I'm trying to prove the following: If $(M, \omega)$ is a symplectic manifold and $[\omega]=0$ then $[\omega^n]=0$, where $[\omega]$ is the De Rham cohomology class of $\omega$. Well what I've done was:
Since $\omega$ is exact $\omega=d\tau$ for some $1$-form. Since $\omega^n=d\tau\wedge \omega^{n-1}$ then $$d(\tau\wedge \omega^{n-1})=d\tau \wedge \omega^{n-1}+(-1)^n \tau \wedge d\omega^{n-1}=\omega^n+(-1)^n \tau \wedge d\omega^{n-1},$$ hence $\omega^n=(-1)^{n+1}\tau\wedge d\omega^{n-1}+d(\tau\wedge \omega^{n-1})$. So, for finishing the proof if suffices showing $(-1)^{n+1}\tau\wedge d\omega^{n-1}=0$ but I can't see how to do it.. Can anyone help me?
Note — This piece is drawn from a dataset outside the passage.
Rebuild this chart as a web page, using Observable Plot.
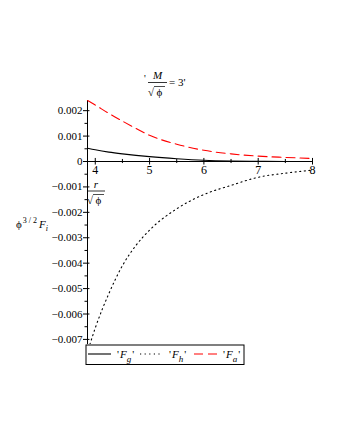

Thanks..
The statement holds for all $n$ and all exact forms $\eta$, so let's use induction.
Since $[\eta] = 0$, we have that $\eta$ is exact and hence $\eta = d\tau$ for some $\tau$.
To see that $[\eta \wedge \eta] = 0$, note that $$\eta \wedge \eta = d\tau \wedge d\tau = d(\tau \wedge d\tau).$$
Now suppose that $[\eta^{n-1}] = 0$. Then $\eta^{n-1} = d\alpha$ for some $\alpha$, and we have that \begin{align*} \eta^n & = \eta \wedge \eta^{n-1} \\ & = \eta \wedge d\alpha \\ & = (-1)^{\deg(\eta)}d(\eta \wedge \alpha), \end{align*} where the last equality is true since $d\eta = 0$ by assumption.
Hence by induction if $[\eta] = 0$ for some differential form $\eta$, $[\eta^n] = 0$ for all $n$.